Monday, February 08, 2010

Distributed deletes in the Cassandra database

Handling deletes in a distributed, eventually consistent system is a little tricky, as demonstrated by the fairly frequent recurrence of the question, "Why doesn't disk usage immediately decrease when I remove data in Cassandra?"

As background, recall that a Cassandra cluster defines a ReplicationFactor that determines how many nodes each key and associated columns are written to. In Cassandra (as in Dynamo), the client controls how many replicas to block for on writes, which includes deletions. In particular, the client may (and typically will) specify a ConsistencyLevel of less than the cluster's ReplicationFactor, that is, the coordinating server node should report the write successful even if some replicas are down or otherwise not responsive to the write.

(Thus, the "eventual" in eventual consistency: if a client reads from a replica that did not get the update with a low enough ConsistencyLevel, it will potentially see old data. Cassandra uses Hinted Handoff, Read Repair, and Anti Entropy to reduce the inconsistency window, as well as offering higher consistency levels such as ConstencyLevel.QUORUM, but it's still something we have to be aware of.)

Thus, a delete operation can't just wipe out all traces of the data being removed immediately: if we did, and a replica did not receive the delete operation, when it becomes available again it will treat the replicas that did receive the delete as having missed a write update, and repair them! So, instead of wiping out data on delete, Cassandra replaces it with a special value called a tombstone. The tombstone can then be propagated to replicas that missed the initial remove request.

There's one more piece to the problem: how do we know when it's safe to remove tombstones? In a fully distributed system, we can't. We could add a coordinator like ZooKeeper, but that would pollute the simplicity of the design, as well as complicating ops -- then you'd essentially have two systems to monitor, instead of one. (This is not to say ZK is bad software -- I believe it is best in class at what it does -- only that it solves a problem that we do not wish to add to our system.)

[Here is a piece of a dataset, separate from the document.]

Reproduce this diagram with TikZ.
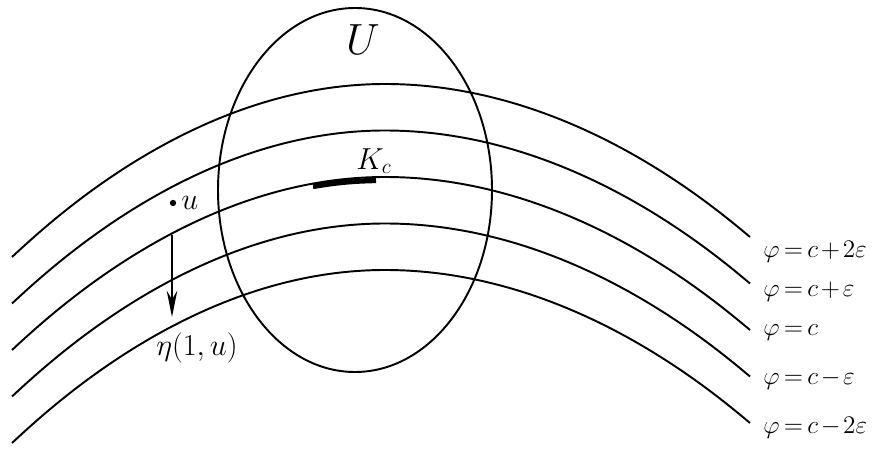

So, Cassandra does what distributed systems designers frequently do when confronted with a problem we don't know how to solve: define some additional constraints that turn it into one that we do. Here, we defined a constant, GCGraceSeconds, and had each node track tombstone age locally. Once it has aged past the constant, it can be GC'd. This means that if you have a node down for longer than GCGraceSeconds, you should treat it as a failed node and replace it as described in Cassandra Operations. The default setting is very conservative, at 10 days; you can reduce that once you have Anti Entropy configured to your satisfaction. And of course if you are only running a single Cassandra node, you can reduce it to zero, and tombstones will be GC'd at the first compaction.


Royans said...

Interesting problem. Couple of questions to understand if this could be made smarter.

1) If the concern is with the dead nodes, can't delete operations cleanup faster if there are no dead nodes ? -- I'm not sure if its easy to figure out who all were part of the cluster and died off without being decommissioned properly

2) If an old server does come up, and joins a cluster after GCGraceSeconds has passed, could it be asked to rebuild its data store from scratch to avoid polluting the current state of the cluster ?

Jonathan Ellis said...

1) there's no such thing as being able to know if the other nodes are alive and reachable (unreachable = dead for all practical purposes), or, even if magically you did, if they still will be in the ms or two it will take for them to handle the delete. That is why this is an interesting problem. :)

2) OK, so there is a distinction b/t "dead" and "unreachable" -- if node X is unreachable from node Y, which one of them should have to rebuild its data store when the connection is restored? There is no "right" answer, so we leave it up to the operator. (Of course 10 days is a really really long time for a network partition to last, in practice.)